In the 1970s, NASA was recruiting a new class of astronauts for its space shuttle program. They hoped for more women and more people of color among their applicants, but were disappointed at how few responded. The lack of response made sense, as NASA’s credibility was very low with women and minorities. Quite simply, it didn’t seem that it was actually possible that they were going to recruit a new class of astronauts that wasn't completely made up of white men. Nichelle Nichols was already very vocal about the need for diversity in the future of space exploration; NASA consulted her, then requested that she give a speech encouraging recruitment. Nichols agreed under the condition that the recruitment would be under the name of her company, Women in Motion, in cooperation with NASA.

Nichols underwent a grueling four-month recruiting program in which she traveled around the country in order to convince women and minorities to apply to the space shuttle program. She appeared on television in promotional videos for NASA and spoke on talk shows about the recruitment program. The documentary notes that when Nichelle began her work, NASA had only received 1,500 applications over the past eight months, fewer than 100 of which were from women and only 35 of which were from minorities. When she finished four months later, NASA had over 8,000 applications: 1,649 from women and over 1,000 from minorities. Sally Ride, Guion S. Bluford Jr., Anna Fisher, and Judith Resnik were among the 35 astronauts chosen for that new class, as well as Ellison Onizuka, Frederick Gregory, and Ronald McNair. Sally Ride would go on to be the first American woman in space, as well as the youngest person ever to go to space. Guion S. Bluford Jr. would become the first Black astronaut in space, followed by Ronald McNair and Fred Gregory. Ellison Onizuka was the first Asian American in space. In September 17, 1976, the first orbiter of the Space Shuttle system was rolled out. Fittingly, both in testament to Nichols’ involvement in the program and to the increased diversity in the new class, this first orbiter was called the Enterprise.

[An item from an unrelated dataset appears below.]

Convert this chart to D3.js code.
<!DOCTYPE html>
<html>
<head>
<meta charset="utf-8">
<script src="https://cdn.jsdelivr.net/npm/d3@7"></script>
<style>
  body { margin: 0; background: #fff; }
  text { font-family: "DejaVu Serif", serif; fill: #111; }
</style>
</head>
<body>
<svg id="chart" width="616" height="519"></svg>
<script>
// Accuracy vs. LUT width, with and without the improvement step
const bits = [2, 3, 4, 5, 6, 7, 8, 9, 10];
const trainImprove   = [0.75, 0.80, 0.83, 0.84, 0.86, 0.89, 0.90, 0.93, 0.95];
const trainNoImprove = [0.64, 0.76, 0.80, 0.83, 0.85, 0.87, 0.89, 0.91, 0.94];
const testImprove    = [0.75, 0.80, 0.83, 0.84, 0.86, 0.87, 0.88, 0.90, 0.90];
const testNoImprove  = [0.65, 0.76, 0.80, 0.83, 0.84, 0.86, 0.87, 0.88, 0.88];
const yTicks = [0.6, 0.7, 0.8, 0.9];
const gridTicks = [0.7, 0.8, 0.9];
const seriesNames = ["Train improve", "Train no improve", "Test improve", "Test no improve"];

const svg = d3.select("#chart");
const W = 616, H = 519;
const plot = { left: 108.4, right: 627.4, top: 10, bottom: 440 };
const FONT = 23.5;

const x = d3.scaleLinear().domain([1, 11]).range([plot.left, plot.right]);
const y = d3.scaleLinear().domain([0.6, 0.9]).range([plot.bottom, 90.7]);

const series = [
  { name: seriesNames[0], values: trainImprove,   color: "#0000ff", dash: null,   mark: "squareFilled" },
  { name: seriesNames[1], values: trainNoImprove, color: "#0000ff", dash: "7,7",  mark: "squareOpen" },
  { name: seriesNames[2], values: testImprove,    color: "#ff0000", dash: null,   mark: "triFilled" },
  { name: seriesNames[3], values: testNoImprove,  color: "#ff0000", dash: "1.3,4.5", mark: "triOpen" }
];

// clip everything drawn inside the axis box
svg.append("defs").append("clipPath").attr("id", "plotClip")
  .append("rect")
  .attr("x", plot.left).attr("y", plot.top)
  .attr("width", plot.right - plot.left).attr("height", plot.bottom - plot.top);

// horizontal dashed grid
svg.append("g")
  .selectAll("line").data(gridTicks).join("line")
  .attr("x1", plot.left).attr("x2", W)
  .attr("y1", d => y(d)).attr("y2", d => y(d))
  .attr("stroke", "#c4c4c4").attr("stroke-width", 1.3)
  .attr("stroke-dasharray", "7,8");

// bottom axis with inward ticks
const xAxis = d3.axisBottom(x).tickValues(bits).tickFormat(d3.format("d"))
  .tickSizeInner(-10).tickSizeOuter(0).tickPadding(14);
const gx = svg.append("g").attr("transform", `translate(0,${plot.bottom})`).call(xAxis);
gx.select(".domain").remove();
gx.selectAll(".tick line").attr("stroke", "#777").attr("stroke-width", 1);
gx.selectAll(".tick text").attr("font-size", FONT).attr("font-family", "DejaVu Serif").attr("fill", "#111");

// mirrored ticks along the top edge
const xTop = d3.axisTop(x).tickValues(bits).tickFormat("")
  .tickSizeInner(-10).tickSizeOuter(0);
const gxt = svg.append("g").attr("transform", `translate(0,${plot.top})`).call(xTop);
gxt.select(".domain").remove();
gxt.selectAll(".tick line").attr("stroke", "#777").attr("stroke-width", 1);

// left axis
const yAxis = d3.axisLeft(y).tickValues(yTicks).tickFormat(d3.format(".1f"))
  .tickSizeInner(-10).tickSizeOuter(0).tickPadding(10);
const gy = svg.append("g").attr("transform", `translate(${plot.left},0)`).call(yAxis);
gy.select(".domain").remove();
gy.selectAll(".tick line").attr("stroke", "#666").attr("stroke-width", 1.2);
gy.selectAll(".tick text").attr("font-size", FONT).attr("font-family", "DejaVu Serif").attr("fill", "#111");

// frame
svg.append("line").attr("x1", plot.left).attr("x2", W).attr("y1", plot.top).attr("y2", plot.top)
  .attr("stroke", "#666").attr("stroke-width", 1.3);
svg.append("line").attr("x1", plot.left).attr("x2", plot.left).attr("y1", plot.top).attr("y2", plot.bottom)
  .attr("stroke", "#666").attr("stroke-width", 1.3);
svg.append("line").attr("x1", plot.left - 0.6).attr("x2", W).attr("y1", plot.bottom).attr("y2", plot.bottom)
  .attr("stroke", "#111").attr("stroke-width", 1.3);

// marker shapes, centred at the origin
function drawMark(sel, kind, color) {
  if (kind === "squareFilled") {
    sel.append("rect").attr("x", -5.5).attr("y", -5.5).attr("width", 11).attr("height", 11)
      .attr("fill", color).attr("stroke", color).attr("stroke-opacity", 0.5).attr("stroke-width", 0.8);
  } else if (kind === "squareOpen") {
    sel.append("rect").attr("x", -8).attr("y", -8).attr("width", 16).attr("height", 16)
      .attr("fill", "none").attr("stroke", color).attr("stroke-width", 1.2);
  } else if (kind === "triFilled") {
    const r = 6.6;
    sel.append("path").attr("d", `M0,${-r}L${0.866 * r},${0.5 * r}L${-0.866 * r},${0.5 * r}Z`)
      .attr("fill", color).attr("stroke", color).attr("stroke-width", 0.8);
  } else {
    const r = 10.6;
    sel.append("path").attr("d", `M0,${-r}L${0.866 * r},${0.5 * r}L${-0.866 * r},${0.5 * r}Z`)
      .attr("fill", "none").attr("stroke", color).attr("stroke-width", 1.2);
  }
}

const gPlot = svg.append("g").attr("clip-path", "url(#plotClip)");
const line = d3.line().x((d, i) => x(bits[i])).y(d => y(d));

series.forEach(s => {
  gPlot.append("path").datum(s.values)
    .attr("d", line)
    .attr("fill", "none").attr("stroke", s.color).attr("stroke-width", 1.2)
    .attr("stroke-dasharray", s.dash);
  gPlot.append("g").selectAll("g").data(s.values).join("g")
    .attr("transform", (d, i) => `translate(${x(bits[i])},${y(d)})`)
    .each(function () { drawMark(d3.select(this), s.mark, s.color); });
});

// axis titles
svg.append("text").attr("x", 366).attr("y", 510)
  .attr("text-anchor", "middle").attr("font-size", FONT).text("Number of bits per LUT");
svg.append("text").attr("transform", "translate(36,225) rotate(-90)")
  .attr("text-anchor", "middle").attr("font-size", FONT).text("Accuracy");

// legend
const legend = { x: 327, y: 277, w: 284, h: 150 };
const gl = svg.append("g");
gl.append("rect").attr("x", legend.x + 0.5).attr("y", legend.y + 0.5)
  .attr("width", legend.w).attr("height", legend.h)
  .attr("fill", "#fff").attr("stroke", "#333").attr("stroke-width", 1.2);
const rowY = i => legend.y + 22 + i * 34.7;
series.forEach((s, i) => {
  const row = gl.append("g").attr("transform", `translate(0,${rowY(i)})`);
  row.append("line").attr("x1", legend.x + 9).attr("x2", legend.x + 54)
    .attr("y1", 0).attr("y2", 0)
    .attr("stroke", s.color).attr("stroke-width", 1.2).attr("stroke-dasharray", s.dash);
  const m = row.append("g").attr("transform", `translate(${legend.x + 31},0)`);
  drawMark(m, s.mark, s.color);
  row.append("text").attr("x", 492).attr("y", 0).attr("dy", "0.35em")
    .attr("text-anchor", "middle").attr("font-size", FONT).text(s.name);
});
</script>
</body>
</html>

Both with her role as Uhura and in her work for NASA, Nichelle Nichols brought the vision of the future in Star Trek closer to the present. She continued to collaborate with NASA for decades in both STEM education and outreach. Astronaut Mae Jemison, the first African American woman to travel in space, directly cites Uhura as her inspiration to become an astronaut. Jemisen even went on to appear in an episode of Star Trek: The Next Generation. To this day, NASA employees such as flight systems engineer Tracy Drain point to Uhura as one of the reasons she decided she wanted to work for NASA. Inspiring generations, Nichelle Nichols became the symbol of what was possible both for humanity and for individuals to achieve, both socially and scientifically. Both in science fiction and reality, in our world and in outer space, Nichelle Nichols' life is a reminder to live courageously and “to boldly go where no one has gone before.”